My work focuses on agentic AI systems, AI safety, evaluation, and the social realities of multi-agent interaction. I care most about studying how these systems behave under realistic pressures rather than idealized benchmarks.
Selected Projects
- Multi-Agent Social Deduction Gaming Arena (project lead): Live evaluation platform benchmarking frontier LLMs on long-horizon strategic reasoning in multi-agent social environments. Continuous leaderboard tracks GPT, Claude, Gemini, DeepSeek, Kimi, and others. Forthcoming study on sustained goal pursuit, coalition dynamics, social deception, and deduction abilities across extended multi-turn interactions using a well-loved social deduction game.
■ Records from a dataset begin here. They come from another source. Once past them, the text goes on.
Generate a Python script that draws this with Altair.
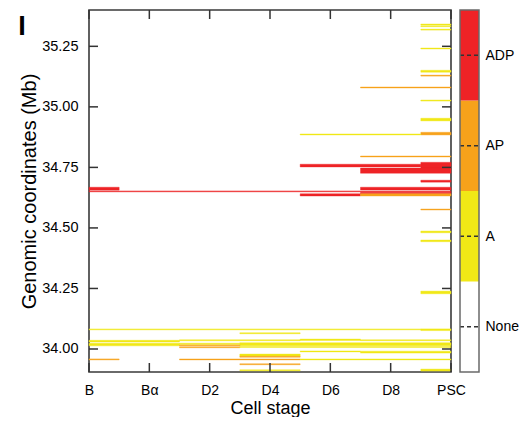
import altair as alt
import pandas as pd

stages = ["B", "Bα", "D2", "D4", "D6", "D8", "PSC"]
states = ["None", "A", "AP", "ADP"]
state_colors = ["#FFFFFF", "#F1E816", "#F7A21B", "#EE2326"]
y_ticks = [34.00, 34.25, 34.50, 34.75, 35.00, 35.25]
y_domain = [33.905, 35.40]

# chromatin-state segments: first stage, last stage, low Mb, high Mb, state
seg_first = [6, 6, 6, 6, 6, 6, 5, 6, 6, 6, 4, 5, 4, 6, 5, 6, 5, 0, 5, 4, 5, 0, 6, 6, 6, 6,
             0, 6, 3, 0, 2, 4, 5, 0, 2, 3, 2, 2, 3, 4, 5, 3, 3, 0, 2, 4, 3, 3, 6]
seg_last = [6, 6, 6, 6, 6, 6, 6, 6, 6, 6, 5, 6, 5, 6, 6, 6, 6, 0, 6, 4, 6, 6, 6, 6, 6, 6,
            5, 6, 3, 1, 3, 4, 6, 1, 2, 6, 2, 2, 6, 4, 6, 3, 3, 0, 3, 6, 3, 3, 6]
seg_lo = [35.338, 35.331, 35.317, 35.239, 35.143, 35.127, 35.078, 35.024, 34.942, 34.884,
          34.884, 34.793, 34.752, 34.747, 34.726, 34.689, 34.657, 34.656, 34.641, 34.632,
          34.632, 34.649, 34.574, 34.480, 34.443, 34.228,
          34.079, 34.076, 34.063, 34.029, 34.034, 34.035, 34.034, 34.013, 34.019, 34.013,
          34.013, 34.005, 34.006, 33.988, 33.983, 33.970, 33.966, 33.955, 33.955, 33.955,
          33.935, 33.910, 33.909]
seg_hi = [35.342, 35.335, 35.321, 35.243, 35.151, 35.131, 35.082, 35.028, 34.953, 34.895,
          34.888, 34.797, 34.763, 34.771, 34.747, 34.697, 34.668, 34.668, 34.647, 34.641,
          34.641, 34.653, 34.578, 34.487, 34.450, 34.239,
          34.083, 34.083, 34.067, 34.036, 34.038, 34.041, 34.038, 34.024, 34.024, 34.026,
          34.017, 34.009, 34.010, 33.992, 33.991, 33.979, 33.970, 33.959, 33.959, 33.959,
          33.939, 33.914, 33.917]
seg_state = ["A", "A", "A", "A", "A", "AP", "AP", "A", "A", "AP",
             "A", "AP", "ADP", "ADP", "ADP", "ADP", "ADP", "ADP", "ADP", "ADP",
             "AP", "ADP", "AP", "A", "A", "A",
             "A", "A", "A", "A", "A", "A", "A", "A", "A", "A",
             "AP", "AP", "A", "A", "A", "A", "AP", "AP", "AP", "A",
             "AP", "A", "A"]

n_last = len(stages) - 1
seg = pd.DataFrame({"first": seg_first, "last": seg_last, "lo": seg_lo,
                    "hi": seg_hi, "state": seg_state})
seg["x0"] = (seg["first"] - 0.5).clip(lower=0)
seg["x1"] = (seg["last"] + 0.5).clip(upper=n_last)
seg["order"] = range(len(seg))

FONT = "Liberation Sans"
W, H = 362, 362
TICK = 9
LEG_OFF = 28      # colour bar right edge, px beyond the plot
LEG_W = 19

yscale = alt.Scale(domain=y_domain, nice=False, zero=False)
xscale = alt.Scale(domain=[0, n_last], nice=False, zero=False)

label_js = "[" + ",".join("'" + s + "'" for s in stages) + "][datum.value]"
xaxis = alt.Axis(values=list(range(len(stages))), labelExpr=label_js, title="Cell stage",
                 grid=False, ticks=False, domain=False, labelFlush=False,
                 labelOverlap=False, labelFontSize=14, labelPadding=11,
                 titleFontSize=18, titleFontWeight="normal", titlePadding=2,
                 labelColor="black", titleColor="black", labelFont=FONT, titleFont=FONT)
yaxis = alt.Axis(values=y_ticks, format=".2f", title="Genomic coordinates (Mb)",
                 grid=False, ticks=False, domain=False, labelFontSize=14.5, labelPadding=11,
                 titleFontSize=20, titleFontWeight="normal", titlePadding=2,
                 labelColor="black", titleColor="black", labelFont=FONT, titleFont=FONT)

color_scale = alt.Scale(domain=states, range=state_colors)

segments = alt.Chart(seg).mark_rect(strokeWidth=0.4).encode(
    x=alt.X("x0:Q", scale=xscale, axis=xaxis),
    x2="x1:Q",
    y=alt.Y("lo:Q", scale=yscale, axis=yaxis),
    y2="hi:Q",
    color=alt.Color("state:N", scale=color_scale, legend=None),
    stroke=alt.Stroke("state:N", scale=color_scale, legend=None),
    order="order:Q",
)

ytick_df = pd.DataFrame({"v": y_ticks})
xtick_df = pd.DataFrame({"i": list(range(len(stages)))})
tick_color = "#333333"

left_ticks = alt.Chart(ytick_df).mark_rule(color=tick_color, strokeWidth=1.5).encode(
    y=alt.Y("v:Q", scale=yscale, axis=yaxis), x=alt.value(0), x2=alt.value(TICK))
right_ticks = alt.Chart(ytick_df).mark_rule(color=tick_color, strokeWidth=1.5).encode(
    y=alt.Y("v:Q", scale=yscale, axis=yaxis), x=alt.value(W - TICK), x2=alt.value(W))
top_ticks = alt.Chart(xtick_df).mark_rule(color=tick_color, strokeWidth=1.5).encode(
    x=alt.X("i:Q", scale=xscale, axis=xaxis), y=alt.value(0), y2=alt.value(TICK))
bottom_ticks = alt.Chart(xtick_df).mark_rule(color=tick_color, strokeWidth=1.5).encode(
    x=alt.X("i:Q", scale=xscale, axis=xaxis), y=alt.value(H - TICK), y2=alt.value(H))

panel = alt.Chart(pd.DataFrame({"t": ["I"]})).mark_text(
    fontSize=27, fontWeight="bold", font=FONT, align="center", baseline="alphabetic",
    color="black").encode(text="t:N", x=alt.value(-67), y=alt.value(25))

main = alt.layer(segments, left_ticks, right_ticks, top_ticks, bottom_ticks, panel)

# colour bar legend
leg = pd.DataFrame({"state": states, "k": list(range(len(states)))})
leg["k1"] = leg["k"] + 1
leg["mid"] = leg["k"] + 0.5
frame_df = pd.DataFrame({"lo": [0], "hi": [len(states)]})
lscale = alt.Scale(domain=[0, len(states)], nice=False, zero=False)
leg_js = "[" + ",".join("'" + s + "'" for s in states) + "][floor(datum.value)]"
laxis = alt.Axis(orient="right", offset=LEG_OFF, values=list(leg["mid"]), labelExpr=leg_js,
                 title=None, grid=False, ticks=False, domain=False, labelFontSize=14,
                 labelPadding=6, labelColor="black", labelFont=FONT)
bx0, bx1 = W + LEG_OFF - LEG_W, W + LEG_OFF
bar = alt.Chart(leg).mark_rect().encode(
    y=alt.Y("k:Q", scale=lscale, axis=laxis), y2="k1:Q",
    x=alt.value(bx0), x2=alt.value(bx1),
    color=alt.Color("state:N", scale=color_scale, legend=None))
bar_frame = alt.Chart(frame_df).mark_rect(fill=None, stroke="#6a6a6a", strokeWidth=1.5).encode(
    y=alt.Y("lo:Q", scale=lscale, axis=laxis), y2="hi:Q",
    x=alt.value(bx0), x2=alt.value(bx1))
dashes = alt.Chart(leg).mark_rule(color="#333333", strokeWidth=1.3, strokeDash=[4, 3]).encode(
    y=alt.Y("mid:Q", scale=lscale, axis=laxis), x=alt.value(bx0), x2=alt.value(bx1 + 1))
legend = alt.layer(bar, dashes, bar_frame)

chart = alt.layer(main, legend).resolve_scale(y="independent").properties(
    width=W, height=H,
    autosize=alt.AutoSizeParams(type="none"),
    padding={"left": 81, "top": 2, "right": 68, "bottom": 45},
).configure(font=FONT).configure_view(stroke="#3a3a3a", strokeWidth=1.6)

chart.save("out.html", embed_options={"renderer": "svg", "actions": False})
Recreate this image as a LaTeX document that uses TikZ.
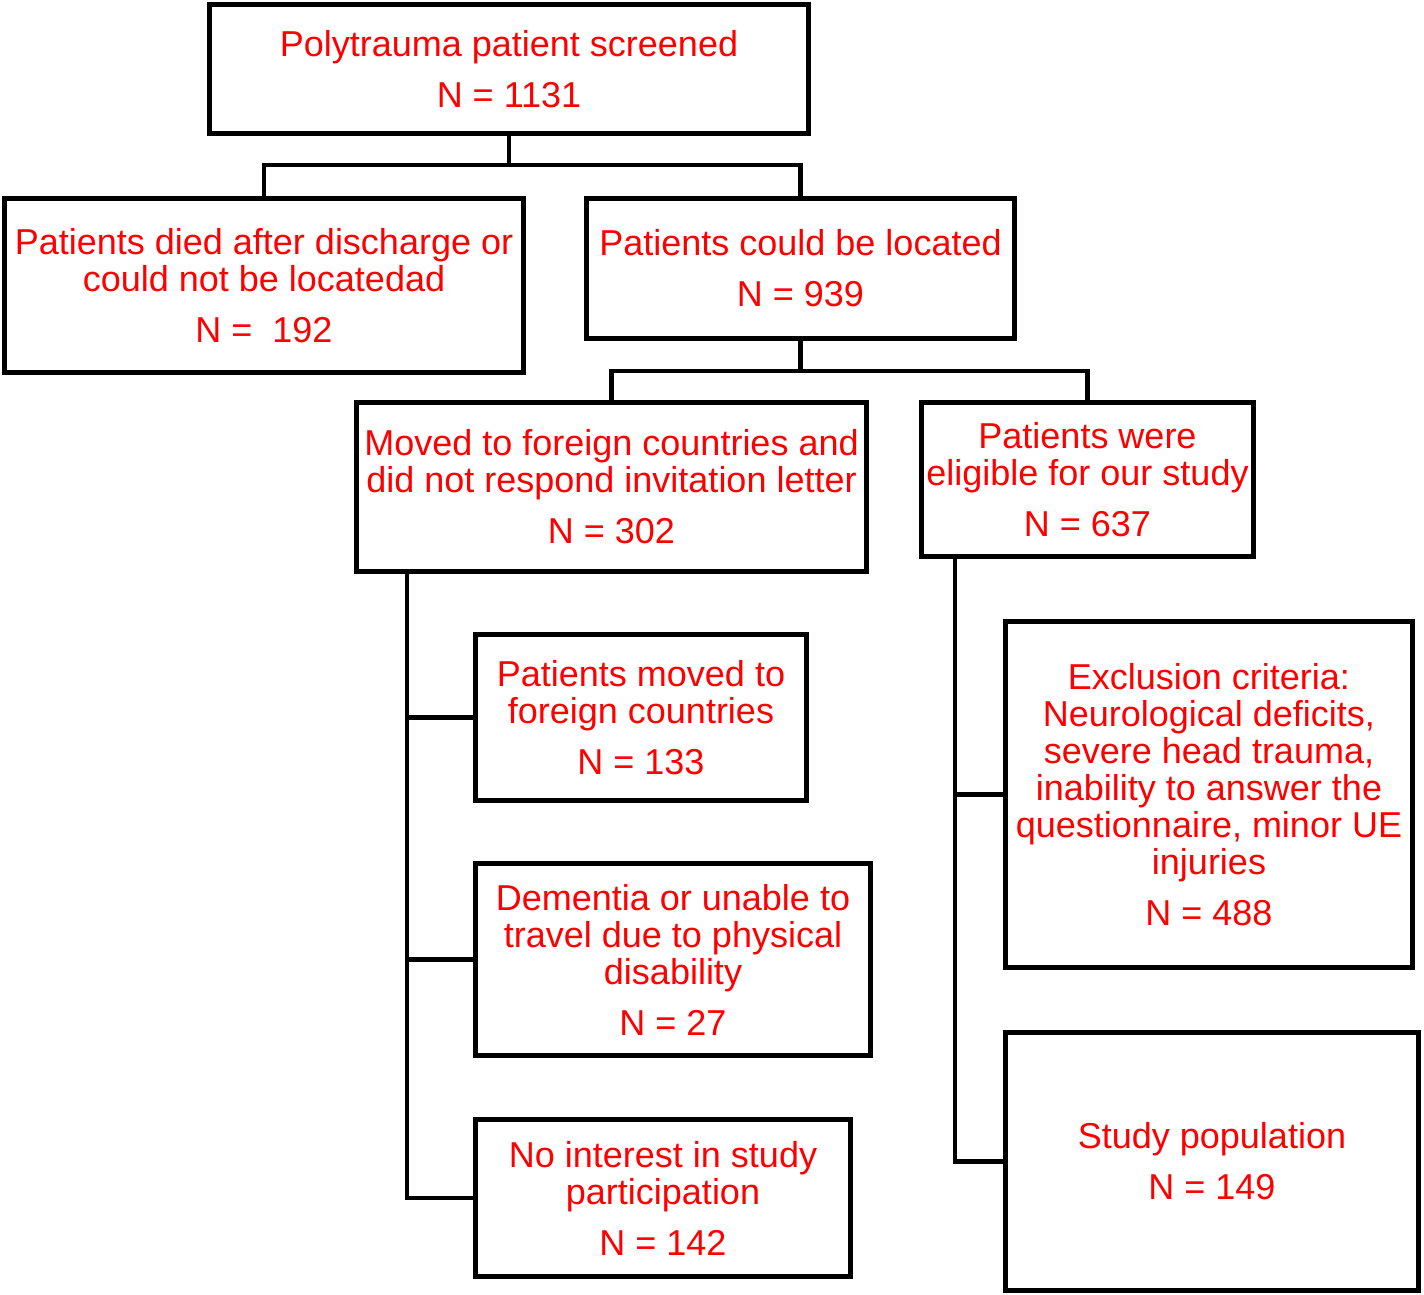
\documentclass[tikz,border=0pt]{standalone}
\usepackage{fontspec}
\setmainfont{Liberation Sans}
\usetikzlibrary{positioning}
\tikzset{b/.style 2 args={draw=black,line width=2.4pt,align=center,text=red,
   minimum width=#1*0.5pt,minimum height=#2*0.5pt,inner sep=0pt},
 wire/.style={line width=2.4pt}}

\begin{document}
\begin{tikzpicture}[x=0.5pt,y=-0.5pt,font=\fontsize{18}{18.5}\selectfont]
\useasboundingbox (0,0) rectangle (1424,1295);
\node[b={599}{129}](top) at (509,69){Polytrauma patient screened\\[7pt]N = 1131};
\node[b={519}{174}](died) at (264,285.5){Patients died after discharge or\\could not be locatedad\\[7pt]N =\ \ 192};
\node[b={428}{140}](located) at (800.5,268.5){Patients could be located\\[7pt]N = 939};
\node[b={510}{169}](moved) at (611.5,487){Moved to foreign countries and\\did not respond invitation letter\\[7pt]N = 302};
\node[b={332}{154}](eligible) at (1087.5,479.5){Patients were\\eligible for our study\\[7pt]N = 637};
\node[b={331}{166}](foreign) at (641,717.5){Patients moved to\\foreign countries\\[7pt]N = 133};
\node[b={395}{192}](dementia) at (673,959.5){Dementia or unable to\\travel due to physical\\disability\\[7pt]N = 27};
\node[b={375}{157}](nointerest) at (663,1198){No interest in study\\participation\\[7pt]N = 142};
\node[b={407}{346}](exclusion) at (1209,794.5){Exclusion criteria:\\Neurological deficits,\\severe head trauma,\\inability to answer the\\questionnaire, minor UE\\injuries\\[7pt]N = 488};
\node[b={413}{258}](studypop) at (1212,1161.5){Study population\\[7pt]N = 149};
% tree joints
\coordinate (j1) at (509,165);\coordinate (j2) at (800.5,371);
\draw[wire](top.south)--(j1);\draw[wire](died.north)|-(j1)-|(located.north);
\draw[wire](located.south)--(j2);\draw[wire](moved.north)|-(j2)-|(eligible.north);
% side trunks
\coordinate (lt) at (407,0);\coordinate (rt) at (955,0);
\draw[wire](lt|-moved.south)|-(nointerest.west);
\draw[wire](lt|-foreign.west)--(foreign.west);
\draw[wire](lt|-dementia.west)--(dementia.west);
\draw[wire](rt|-eligible.south)|-(studypop.west);
\draw[wire](rt|-exclusion.west)--(exclusion.west);
\end{tikzpicture}
\end{document}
Forthcoming first-author conference submission.
- Agents of Chaos (core contributor with Shapira, Wendler, Bau et al.): OpenClaw and agentic AI red-teaming study cataloging urgent problems in autonomous systems. Across numerous case studies, we document failures in security, privacy, information integrity, and social understanding that do not appear under standard benchmark evaluation. arXiv:2602.20021
- Forbidden Topics in LLMs (conference submission refinement in collaboration with Rager, Bau et al.): Empirical mapping of refusal topics across frontier language models, including American and Chinese-developed systems. Current work focuses on improving prefill crawling methodology to surface undisclosed refusal behavior with higher elicitation rates and robustness.